Expediting: When and How
Sometimes you need to compress the timeline. We’ve done it — but it costs money and comes with risks.
Expediting options:
- Air freight instead of sea: Cuts 15-20 days from shipping but increases cost by 5-10x
- Factory overtime: Add 20-30% to production cost for expedited production
- Partial shipment: Ship available units first, remainder on next vessel
- Express customs clearance: Use a broker with pre-cleared documentation
When expediting makes sense:
- Launch deadline is fixed (trade show, holiday season)
- Stock-out would cost more than expedite fees
- Customer relationship is at stake
When it doesn’t:
- Regular replenishment orders (plan better next time)
- The rush is self-inflicted (poor planning, not factory delays)
We air-freighted 2,000 units for a Q4 launch. The expedite cost was $18,000. We missed the Black Friday deadline by 3 days with sea freight, which would have cost us an estimated $45,000 in lost sales. Air freight was the right call.
The Lead Time Tracking System
We maintain a shared tracker with every active order:
- PO number and date
- Factory name and contact
- Quoted vs. actual timeline for each stage
- Current status (green/yellow/red)
- Next milestone and date
- Responsible person (us and factory side)

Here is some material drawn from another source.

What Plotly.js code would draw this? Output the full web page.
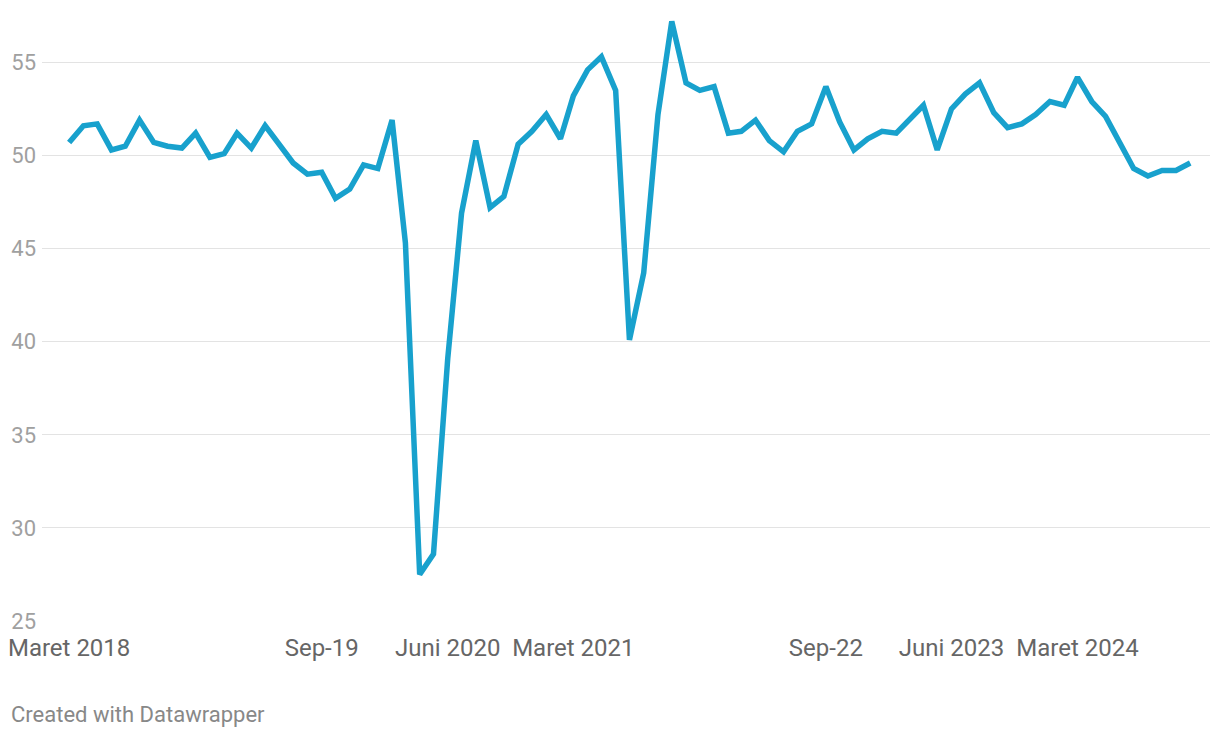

- Issues log with resolution status
Every Monday, we review all active orders and update the tracker. Every Thursday, we send status updates to the factory. If anything is yellow or red, we escalate immediately.
This system has reduced our average lead time variance from ±18 days to ±6 days.
The Bottom Line
Factory lead time quotes are aspirational, not realistic. Plan for the actual timeline, not the quoted one. Build in buffers. Track every stage. Communicate honestly with customers.
The brand that consistently delivers on time — even with a slightly longer quoted lead time — wins over the brand that promises fast delivery and misses it.
Manage expectations. Track reality. Deliver consistently.